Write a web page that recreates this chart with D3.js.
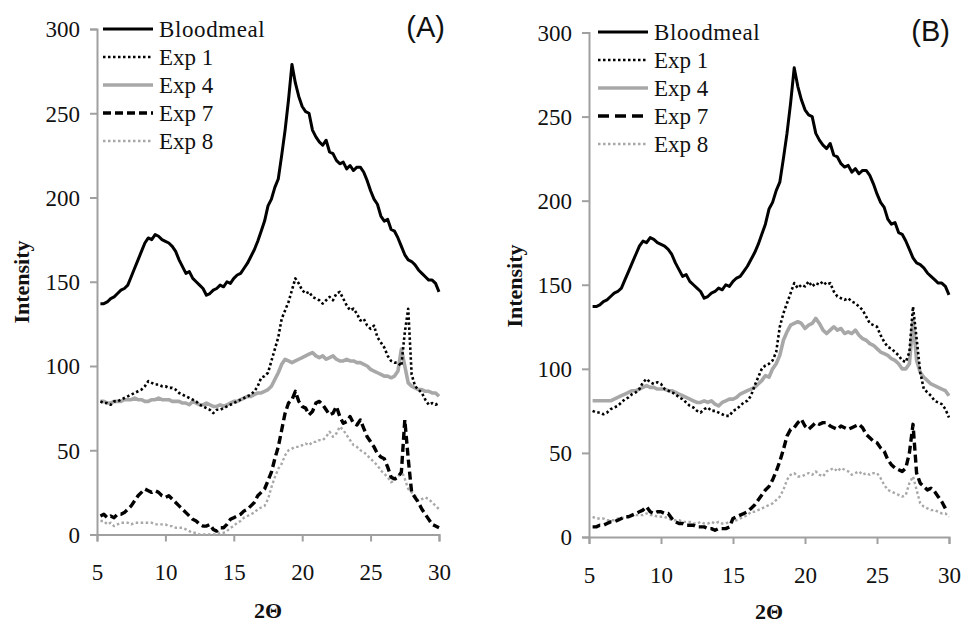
<!DOCTYPE html>
<html><head><meta charset="utf-8">
<script src="https://cdn.jsdelivr.net/npm/d3@7"></script>
<style>
html,body{margin:0;padding:0;background:#fff;}
svg{display:block;}
.serif{font-family:"Liberation Serif","DejaVu Serif",serif;}
.sans{font-family:"Liberation Sans",Arial,sans-serif;}
</style></head>
<body>
<svg id="chart" width="964" height="625"></svg>
<script>
// ---- DATA ----
const theta = [5.25,5.5,5.75,6.0,6.25,6.5,6.75,7.0,7.25,7.5,7.75,8.0,8.25,8.5,8.75,9.0,9.25,9.5,9.75,10.0,
10.25,10.5,10.75,11.0,11.25,11.5,11.75,12.0,12.25,12.5,12.75,13.0,13.25,13.5,13.75,14.0,14.25,14.5,14.75,15.0,
15.25,15.5,15.75,16.0,16.25,16.5,16.75,17.0,17.25,17.5,17.75,18.0,18.25,18.5,18.75,19.0,19.25,19.5,19.75,20.0,
20.25,20.5,20.75,21.0,21.25,21.5,21.75,22.0,22.25,22.5,22.75,23.0,23.25,23.5,23.75,24.0,24.25,24.5,24.75,25.0,
25.25,25.5,25.75,26.0,26.25,26.5,26.75,27.0,27.25,27.5,27.75,28.0,28.25,28.5,28.75,29.0,29.25,29.5,29.75,30.0];

const seriesNames = ["Bloodmeal","Exp 1","Exp 4","Exp 7","Exp 8"];
const xTicks = [5,10,15,20,25,30];
const yTicks = [0,50,100,150,200,250,300];
const panelLabels = ["(A)","(B)"];

const bloodmeal = [137,137,138,140,141,143,145,146,148,153,158,163,168,173,176,175,178,177,175,174,
173,171,168,163,159,155,156,152,150,148,146,142,143,145,146,148,147,150,149,152,
154,155,158,161,165,169,174,180,186,195,199,206,211,225,240,258,279,268,260,254,
251,250,240,236,233,231,234,227,226,222,220,221,217,219,216,218,218,215,210,204,
199,196,189,186,187,181,180,176,171,166,163,162,160,157,155,153,151,151,149,144];

const expA1 = [79,78,78,77,79,79,80,81,82,83,84,85,86,88,91,90,89,89,88,88,
87,87,86,84,83,82,81,80,79,77,76,75,74,72,74,74,75,76,77,78,
79,80,81,82,83,85,88,93,94,96,103,110,117,128,133,138,145,152,149,145,
143,144,141,140,139,137,139,141,139,143,144,140,136,133,134,131,127,128,124,122,
124,117,114,111,106,103,102,102,100,120,134,95,88,86,84,80,77,78,77,78];

const expA4 = [79,79,78,78,79,79,79,80,80,80,81,80,80,79,79,80,80,81,80,80,
80,79,79,79,78,78,77,79,78,77,77,78,77,76,76,77,76,77,78,79,
79,80,81,82,82,83,84,84,85,86,88,92,96,101,104,103,102,103,104,105,
106,107,108,106,105,106,104,105,106,104,103,103,104,103,103,102,102,101,100,98,
97,96,95,94,94,93,94,97,110,100,90,88,87,86,86,85,85,84,84,82];

const expA7 = [11,12,10,11,10,12,12,13,15,17,20,23,25,27,26,25,26,25,23,22,
23,21,19,17,15,13,11,9,8,6,5,5,6,3,2,4,4,6,9,10,
11,12,14,15,17,19,23,25,27,32,37,45,52,62,72,78,80,85,79,76,
75,71,73,78,79,77,74,71,72,76,70,66,67,70,66,65,68,63,58,55,
52,48,46,45,40,34,33,34,37,68,45,25,22,19,15,12,9,6,5,4];

const expA8 = [8,8,6,7,5,6,7,7,7,6,7,7,7,7,7,7,6,6,6,6,
5,5,4,4,4,3,2,1,1,0,0,0,0,0,0,1,1,2,4,5,
7,8,10,11,12,13,15,16,17,21,28,34,39,42,47,50,51,52,52,53,
54,53,55,55,56,56,58,61,58,60,64,62,59,56,53,52,50,49,47,45,
43,41,38,36,34,31,32,34,38,33,27,25,23,20,21,22,21,19,17,15];

const expB1 = [75,74,74,73,74,76,77,78,80,82,83,85,86,88,92,94,92,91,92,91,
88,87,86,85,83,82,80,78,77,75,74,76,77,75,75,74,73,72,72,75,
76,78,80,81,84,90,95,100,102,103,105,110,125,133,139,145,151,148,150,149,
152,149,151,150,152,150,151,146,143,142,141,142,140,139,137,135,131,127,126,125,
120,116,113,112,110,108,105,104,110,137,118,98,88,86,84,81,80,79,76,71];

const expB4 = [81,81,81,81,81,81,82,83,84,85,86,87,87,88,89,90,89,89,88,88,
88,87,87,86,85,84,83,82,81,80,80,81,80,81,79,78,80,81,82,82,
83,85,86,87,88,89,91,93,96,95,100,103,108,117,122,126,127,128,127,124,
126,127,130,127,123,121,123,125,123,124,121,122,121,123,120,118,117,115,114,112,
110,109,108,106,105,103,100,100,103,129,105,98,95,93,91,90,89,88,87,84];

const expB7 = [6,6,7,7,8,9,9,10,11,12,12,13,14,15,16,18,15,14,15,15,
14,14,11,9,8,8,7,7,7,6,6,6,5,5,4,5,5,5,6,11,
12,13,14,15,17,19,22,25,28,30,34,39,45,52,60,64,65,68,70,66,
64,66,68,67,68,68,66,65,64,66,65,64,65,66,67,65,61,59,57,56,
53,51,46,43,41,40,39,41,50,67,38,32,30,28,29,27,24,21,17,16];

const expB8 = [12,11,11,11,10,10,10,11,11,12,12,13,13,13,13,14,13,13,12,12,
12,11,10,10,10,9,9,9,8,8,9,8,8,9,8,9,8,8,9,9,
10,11,12,13,15,15,16,17,18,19,20,22,24,28,34,37,38,36,36,37,
38,37,39,37,36,39,40,41,39,41,40,39,37,38,39,37,38,37,38,38,
35,31,28,27,26,25,24,25,32,36,28,20,18,17,16,16,15,14,14,12];

// ---- STYLES ----
const styles = [
  {color:"#000", width:3.0, dash:null},
  {color:"#000", width:2.6, dash:"2.5,2.5"},
  {color:"#a8a8a8", width:3.6, dash:null},
  {color:"#000", width:3.4, dash:"8,4"},
  {color:"#a8a8a8", width:2.4, dash:"2.5,2.5"}
];

const panels = [
  {label:panelLabels[0], data:[bloodmeal,expA1,expA4,expA7,expA8],
   x0:97, x1:439, yTop:29, yBot:534.5, legX:103, legY:29, labX:445, labY:37,
   ylabX:29, ylabY:282, xlabY:618, tickLabY:580, legDash7:"8,4"},
  {label:panelLabels[1], data:[bloodmeal,expB1,expB4,expB7,expB8],
   x0:589, x1:949, yTop:32.5, yBot:537, legX:598, legY:32, labX:950, labY:41,
   ylabX:522, ylabY:286, xlabY:619, tickLabY:583, legDash7:"11,6"}
];

const svg = d3.select("#chart");
const axisColor = "#a0a0a0";

panels.forEach(p => {
  const x = d3.scaleLinear().domain([5,30]).range([p.x0,p.x1]);
  const y = d3.scaleLinear().domain([0,300]).range([p.yBot,p.yTop]);
  const g = svg.append("g");

  const xa = g.append("g").attr("transform",`translate(0,${p.yBot})`)
    .call(d3.axisBottom(x).tickValues(xTicks).tickSize(7).tickPadding(0).tickFormat(d3.format("d")));
  const ya = g.append("g").attr("transform",`translate(${p.x0},0)`)
    .call(d3.axisLeft(y).tickValues(yTicks).tickSize(7).tickPadding(10).tickFormat(d3.format("d")));
  [xa,ya].forEach(a=>{
    a.attr("font-family",null).attr("font-size",null);
    a.select(".domain").attr("stroke",axisColor).attr("stroke-width",2);
    a.selectAll(".tick line").attr("stroke",axisColor).attr("stroke-width",2);
    a.selectAll(".tick text").attr("class","serif").style("font-size","23px").attr("fill","#111");
  });
  xa.selectAll(".tick text").attr("y", null).attr("dy",null)
    .attr("transform",`translate(0,${p.tickLabY - p.yBot})`);
  ya.selectAll(".tick text").attr("dy","0.34em");

  const line = d3.line().x((d,i)=>x(theta[i])).y(d=>y(d));
  [0,2,4,1,3].forEach(si=>{
    const s = styles[si];
    g.append("path").datum(p.data[si])
      .attr("d",line).attr("fill","none")
      .attr("stroke",s.color).attr("stroke-width",s.width)
      .attr("stroke-dasharray",s.dash)
      .attr("stroke-linejoin","round");
  });

  const lg = g.append("g");
  seriesNames.forEach((n,i)=>{
    const s = styles[i];
    const yy = p.legY + i*28;
    lg.append("line").attr("x1",p.legX).attr("x2",p.legX+50).attr("y1",yy).attr("y2",yy)
      .attr("stroke",s.color).attr("stroke-width",s.width)
      .attr("stroke-dasharray", i===3 ? p.legDash7 : s.dash);
    lg.append("text").attr("class","serif").attr("x",p.legX+56).attr("y",yy).attr("dy","0.34em")
      .style("font-size","23px").attr("fill","#111")
      .style("letter-spacing", i===0 ? "0.6px" : "0px")
      .text(n);
  });

  g.append("text").attr("class","sans").attr("x",p.labX).attr("y",p.labY).attr("text-anchor","end")
    .style("font-size","29px").attr("fill","#111")
    .text(p.label);

  g.append("text").attr("class","serif").attr("transform",`translate(${p.ylabX},${p.ylabY}) rotate(-90)`)
    .attr("text-anchor","middle").style("font-weight","bold")
    .style("font-size","22px").attr("fill","#111").text("Intensity");
  g.append("text").attr("class","serif").attr("x",(p.x0+p.x1)/2).attr("y",p.xlabY).attr("text-anchor","middle")
    .style("font-weight","bold").style("font-size","22px").attr("fill","#111")
    .text("2Θ");
});
</script>
</body></html>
----
Using the listing above, show each line holding the string "chart".

Write a web page that recreates this chart with D3.js.
<svg id="chart" width="964" height="625"></svg>
const svg = d3.select("#chart");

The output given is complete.